PROBLEM STATEMENT: Nothing outside the range is to be copied. From the entries below, reproduce exactly the lines starting at the one with "Write the TikZ code for this diagram." and ending at the one with "(0,0) rectangle (1190,554);", without pictures.

**** RECORDS ****

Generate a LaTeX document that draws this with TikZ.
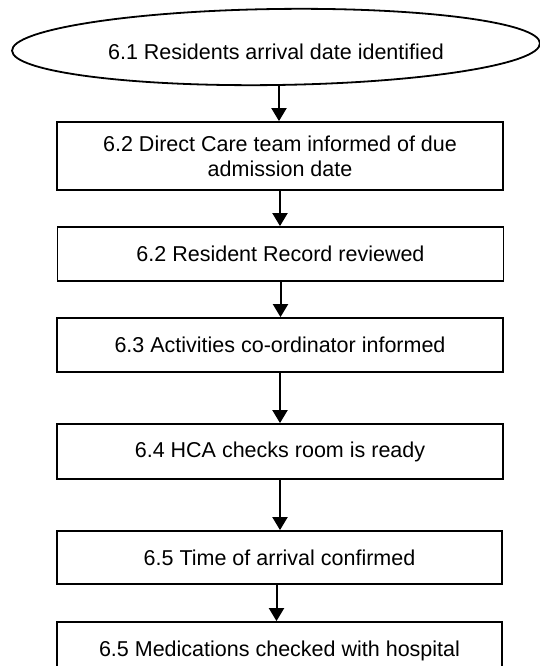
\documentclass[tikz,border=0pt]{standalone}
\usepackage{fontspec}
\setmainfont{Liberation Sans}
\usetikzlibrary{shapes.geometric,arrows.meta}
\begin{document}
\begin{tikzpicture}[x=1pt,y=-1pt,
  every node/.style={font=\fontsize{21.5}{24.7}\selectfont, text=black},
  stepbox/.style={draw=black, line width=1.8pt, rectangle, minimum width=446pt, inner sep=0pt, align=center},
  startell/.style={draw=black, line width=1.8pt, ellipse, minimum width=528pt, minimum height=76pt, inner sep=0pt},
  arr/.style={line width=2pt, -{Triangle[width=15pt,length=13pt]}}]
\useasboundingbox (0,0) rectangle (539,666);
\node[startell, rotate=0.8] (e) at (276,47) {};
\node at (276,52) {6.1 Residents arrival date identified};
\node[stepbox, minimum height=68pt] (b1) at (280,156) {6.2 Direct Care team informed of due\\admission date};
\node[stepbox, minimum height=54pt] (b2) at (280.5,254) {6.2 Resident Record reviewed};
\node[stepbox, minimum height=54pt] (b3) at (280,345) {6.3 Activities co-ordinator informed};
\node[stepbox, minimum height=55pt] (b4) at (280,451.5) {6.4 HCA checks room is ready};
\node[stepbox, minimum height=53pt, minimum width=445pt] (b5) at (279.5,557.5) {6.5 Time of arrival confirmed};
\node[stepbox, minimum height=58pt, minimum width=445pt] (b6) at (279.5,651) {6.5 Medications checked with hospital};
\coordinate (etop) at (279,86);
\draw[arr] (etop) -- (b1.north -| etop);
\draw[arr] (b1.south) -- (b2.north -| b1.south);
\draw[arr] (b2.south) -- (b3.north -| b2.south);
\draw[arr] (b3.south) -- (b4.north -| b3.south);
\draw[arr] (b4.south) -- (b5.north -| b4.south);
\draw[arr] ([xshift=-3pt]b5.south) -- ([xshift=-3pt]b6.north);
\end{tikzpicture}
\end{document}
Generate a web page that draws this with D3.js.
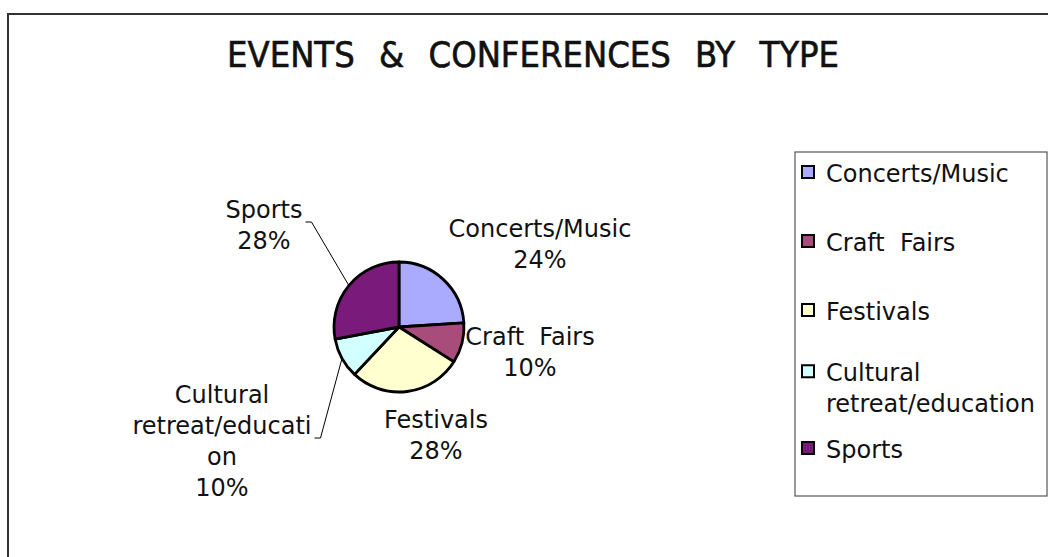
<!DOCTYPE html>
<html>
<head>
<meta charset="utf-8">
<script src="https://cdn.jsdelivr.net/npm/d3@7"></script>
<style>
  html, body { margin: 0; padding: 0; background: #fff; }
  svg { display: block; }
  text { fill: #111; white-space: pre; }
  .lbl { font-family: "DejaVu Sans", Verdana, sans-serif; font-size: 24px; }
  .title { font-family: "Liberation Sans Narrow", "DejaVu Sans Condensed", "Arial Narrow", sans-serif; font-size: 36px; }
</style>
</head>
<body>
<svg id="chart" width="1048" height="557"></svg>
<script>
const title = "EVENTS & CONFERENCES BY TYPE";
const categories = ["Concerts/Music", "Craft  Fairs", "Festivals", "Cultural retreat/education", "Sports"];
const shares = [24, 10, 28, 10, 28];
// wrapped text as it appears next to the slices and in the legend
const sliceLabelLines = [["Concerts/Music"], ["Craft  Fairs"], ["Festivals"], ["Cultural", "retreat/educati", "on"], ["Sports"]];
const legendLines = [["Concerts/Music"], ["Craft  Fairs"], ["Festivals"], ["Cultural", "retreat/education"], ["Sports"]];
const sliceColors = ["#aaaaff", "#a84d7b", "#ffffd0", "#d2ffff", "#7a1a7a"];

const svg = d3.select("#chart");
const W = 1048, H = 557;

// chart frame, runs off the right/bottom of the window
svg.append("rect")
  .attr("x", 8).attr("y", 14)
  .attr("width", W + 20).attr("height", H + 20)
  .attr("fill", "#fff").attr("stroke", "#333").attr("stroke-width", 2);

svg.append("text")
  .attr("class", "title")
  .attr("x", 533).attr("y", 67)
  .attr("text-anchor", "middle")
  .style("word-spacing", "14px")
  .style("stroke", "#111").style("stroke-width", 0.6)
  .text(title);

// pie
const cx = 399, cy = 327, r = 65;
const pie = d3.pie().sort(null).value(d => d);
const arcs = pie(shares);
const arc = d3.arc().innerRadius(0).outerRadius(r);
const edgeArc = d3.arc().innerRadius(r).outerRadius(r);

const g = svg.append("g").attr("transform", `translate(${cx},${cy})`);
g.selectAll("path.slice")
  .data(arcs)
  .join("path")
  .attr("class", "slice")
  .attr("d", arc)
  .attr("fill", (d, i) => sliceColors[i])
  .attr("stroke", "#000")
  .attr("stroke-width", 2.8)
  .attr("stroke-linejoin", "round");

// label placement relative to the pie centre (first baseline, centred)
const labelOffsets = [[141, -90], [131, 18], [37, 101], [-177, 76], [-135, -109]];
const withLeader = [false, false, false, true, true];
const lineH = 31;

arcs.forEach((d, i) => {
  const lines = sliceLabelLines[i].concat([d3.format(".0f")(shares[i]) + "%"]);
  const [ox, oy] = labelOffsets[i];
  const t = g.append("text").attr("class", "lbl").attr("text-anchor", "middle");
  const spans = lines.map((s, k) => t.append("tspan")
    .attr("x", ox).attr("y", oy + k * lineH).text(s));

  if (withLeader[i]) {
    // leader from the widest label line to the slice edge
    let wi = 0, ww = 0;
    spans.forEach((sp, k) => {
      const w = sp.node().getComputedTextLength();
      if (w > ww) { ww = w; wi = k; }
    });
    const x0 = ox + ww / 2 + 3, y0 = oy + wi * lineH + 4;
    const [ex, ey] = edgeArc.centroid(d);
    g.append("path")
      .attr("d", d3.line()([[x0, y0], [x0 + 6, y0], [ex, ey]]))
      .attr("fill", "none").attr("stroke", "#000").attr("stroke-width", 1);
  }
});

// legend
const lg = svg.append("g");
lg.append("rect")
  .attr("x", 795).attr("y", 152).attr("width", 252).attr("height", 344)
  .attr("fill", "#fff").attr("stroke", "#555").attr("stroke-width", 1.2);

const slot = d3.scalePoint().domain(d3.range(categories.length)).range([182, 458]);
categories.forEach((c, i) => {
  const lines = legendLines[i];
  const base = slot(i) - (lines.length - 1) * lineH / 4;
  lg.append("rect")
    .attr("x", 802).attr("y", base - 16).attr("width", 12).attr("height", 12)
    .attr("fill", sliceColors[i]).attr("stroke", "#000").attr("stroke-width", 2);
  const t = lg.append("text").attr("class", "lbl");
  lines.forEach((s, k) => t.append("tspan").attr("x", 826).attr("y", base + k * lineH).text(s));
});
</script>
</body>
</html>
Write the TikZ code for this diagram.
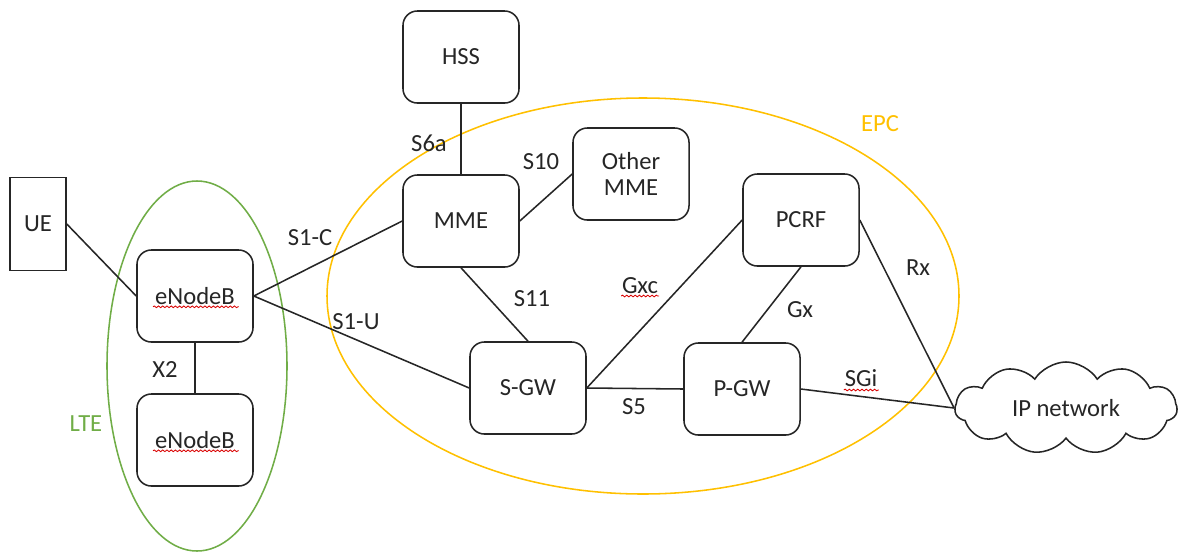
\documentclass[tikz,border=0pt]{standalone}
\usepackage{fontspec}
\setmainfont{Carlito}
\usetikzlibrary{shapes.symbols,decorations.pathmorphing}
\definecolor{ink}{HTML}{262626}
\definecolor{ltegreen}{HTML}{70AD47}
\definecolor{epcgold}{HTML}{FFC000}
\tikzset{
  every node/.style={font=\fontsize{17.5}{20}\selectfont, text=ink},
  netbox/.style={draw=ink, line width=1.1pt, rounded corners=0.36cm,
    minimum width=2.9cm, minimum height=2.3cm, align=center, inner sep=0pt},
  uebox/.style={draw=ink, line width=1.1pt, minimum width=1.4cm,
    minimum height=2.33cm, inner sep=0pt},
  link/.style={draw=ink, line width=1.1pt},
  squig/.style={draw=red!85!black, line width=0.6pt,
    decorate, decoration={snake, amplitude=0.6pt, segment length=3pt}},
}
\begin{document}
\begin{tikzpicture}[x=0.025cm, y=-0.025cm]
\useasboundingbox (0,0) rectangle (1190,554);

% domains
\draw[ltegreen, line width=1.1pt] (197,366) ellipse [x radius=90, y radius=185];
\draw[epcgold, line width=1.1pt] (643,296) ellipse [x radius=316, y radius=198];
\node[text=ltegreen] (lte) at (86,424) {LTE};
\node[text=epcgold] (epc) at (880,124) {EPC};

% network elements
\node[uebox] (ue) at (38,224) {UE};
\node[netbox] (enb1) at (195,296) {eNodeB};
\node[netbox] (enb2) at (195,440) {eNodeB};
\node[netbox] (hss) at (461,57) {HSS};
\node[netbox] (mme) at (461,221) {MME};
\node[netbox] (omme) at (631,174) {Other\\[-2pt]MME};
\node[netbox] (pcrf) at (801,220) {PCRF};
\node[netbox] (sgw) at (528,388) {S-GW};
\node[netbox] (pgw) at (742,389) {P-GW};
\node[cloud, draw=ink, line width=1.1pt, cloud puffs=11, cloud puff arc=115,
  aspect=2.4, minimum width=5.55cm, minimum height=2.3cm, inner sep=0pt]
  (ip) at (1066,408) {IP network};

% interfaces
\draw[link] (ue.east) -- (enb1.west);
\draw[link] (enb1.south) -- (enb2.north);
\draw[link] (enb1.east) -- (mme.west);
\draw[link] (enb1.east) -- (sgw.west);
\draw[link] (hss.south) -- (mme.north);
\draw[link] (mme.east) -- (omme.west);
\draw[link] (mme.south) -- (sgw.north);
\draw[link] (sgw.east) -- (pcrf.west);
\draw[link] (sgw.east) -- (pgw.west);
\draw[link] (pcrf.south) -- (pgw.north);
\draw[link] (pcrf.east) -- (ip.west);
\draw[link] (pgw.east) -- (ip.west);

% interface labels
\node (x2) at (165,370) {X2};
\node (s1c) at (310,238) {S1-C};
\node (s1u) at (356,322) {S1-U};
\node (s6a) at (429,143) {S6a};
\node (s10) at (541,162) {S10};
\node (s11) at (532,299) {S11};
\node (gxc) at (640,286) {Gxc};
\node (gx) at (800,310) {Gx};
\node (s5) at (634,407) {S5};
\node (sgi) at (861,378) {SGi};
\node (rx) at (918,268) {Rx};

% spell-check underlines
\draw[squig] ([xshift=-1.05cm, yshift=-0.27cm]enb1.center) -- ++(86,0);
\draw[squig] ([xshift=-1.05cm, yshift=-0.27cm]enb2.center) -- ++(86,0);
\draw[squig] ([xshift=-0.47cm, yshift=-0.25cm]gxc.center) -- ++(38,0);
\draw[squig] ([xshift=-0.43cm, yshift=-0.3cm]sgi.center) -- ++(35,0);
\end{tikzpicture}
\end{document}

****

SOLVED PROBLEM:
Write the TikZ code for this diagram.
\documentclass[tikz,border=0pt]{standalone}
\usepackage{fontspec}
\setmainfont{Carlito}
\usetikzlibrary{shapes.symbols,decorations.pathmorphing}
\definecolor{ink}{HTML}{262626}
\definecolor{ltegreen}{HTML}{70AD47}
\definecolor{epcgold}{HTML}{FFC000}
\tikzset{
  every node/.style={font=\fontsize{17.5}{20}\selectfont, text=ink},
  netbox/.style={draw=ink, line width=1.1pt, rounded corners=0.36cm,
    minimum width=2.9cm, minimum height=2.3cm, align=center, inner sep=0pt},
  uebox/.style={draw=ink, line width=1.1pt, minimum width=1.4cm,
    minimum height=2.33cm, inner sep=0pt},
  link/.style={draw=ink, line width=1.1pt},
  squig/.style={draw=red!85!black, line width=0.6pt,
    decorate, decoration={snake, amplitude=0.6pt, segment length=3pt}},
}
\begin{document}
\begin{tikzpicture}[x=0.025cm, y=-0.025cm]
\useasboundingbox (0,0) rectangle (1190,554);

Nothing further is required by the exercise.